Create the setup.py file for packaging the training application:

In [None]:
%%writefile setup.py

from setuptools import find_packages
from setuptools import setup

REQUIRED_PACKAGES = [
    'datasets>=2.15.0',
    'torch>=2.1.0',
    'transformers>=4.36.0',
    'numpy>=1.24.0,<2.0.0',
    'pandas>=2.0.0',
    'accelerate>=0.23.0',
    'peft>=0.6.0'
]

setup(
    name='ai_text_detection_trainer',
    version='0.1',
    install_requires=REQUIRED_PACKAGES,
    packages=find_packages(),
    include_package_data=True,
    description='AI Text Detection training application for Vertex AI'
)

## 5. Build and Upload Training Package

Build the training package and upload it to Google Cloud Storage:

In [None]:
# Build the package
!python setup.py sdist --formats=gztar

# Upload to GCS
!gsutil cp dist/ai_text_detection_trainer-0.1.tar.gz gs://$BUCKET_NAME/trainer/

## 6. Launch Vertex AI Training Job

Configure and launch the training job on Vertex AI:

In [None]:
from google.cloud import aiplatform

# Initialize Vertex AI
aiplatform.init(project=PROJECT_ID, location=REGION)
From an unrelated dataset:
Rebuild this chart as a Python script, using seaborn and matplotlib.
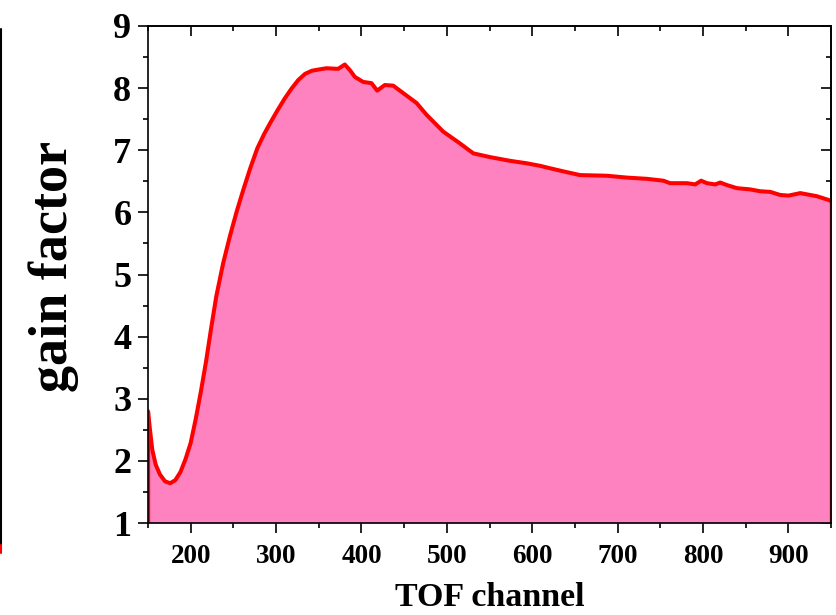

# Configure the training job
job = aiplatform.CustomTrainingJob(
    display_name="ai-text-detection-training",
    script_path="trainer/task.py",
    container_uri="us-docker.pkg.dev/vertex-ai/training/pytorch-gpu.1-13:latest",
    requirements=[f"gs://{BUCKET_NAME}/trainer/ai_text_detection_trainer-0.1.tar.gz"],
    machine_type="n1-standard-8",
    accelerator_type="NVIDIA_TESLA_T4",
    accelerator_count=1
)

# Launch the training job
job.run(
    args=[
        f"--model-dir=gs://{BUCKET_NAME}/model_output",
        f"--train-data=gs://{BUCKET_NAME}/data/tokenized_training",
        f"--valid-data=gs://{BUCKET_NAME}/data/tokenized_validation",
        "--epochs=3",
        "--batch-size=8"
    ],
    sync=True
)

## Next Steps

After the training job completes:
1. The trained model will be saved in your specified GCS bucket
2. You can download and evaluate the model locally
3. Deploy the model to a Vertex AI endpoint for predictions
4. Monitor the model's performance in production

Remember to clean up resources when they're no longer needed to avoid unnecessary charges.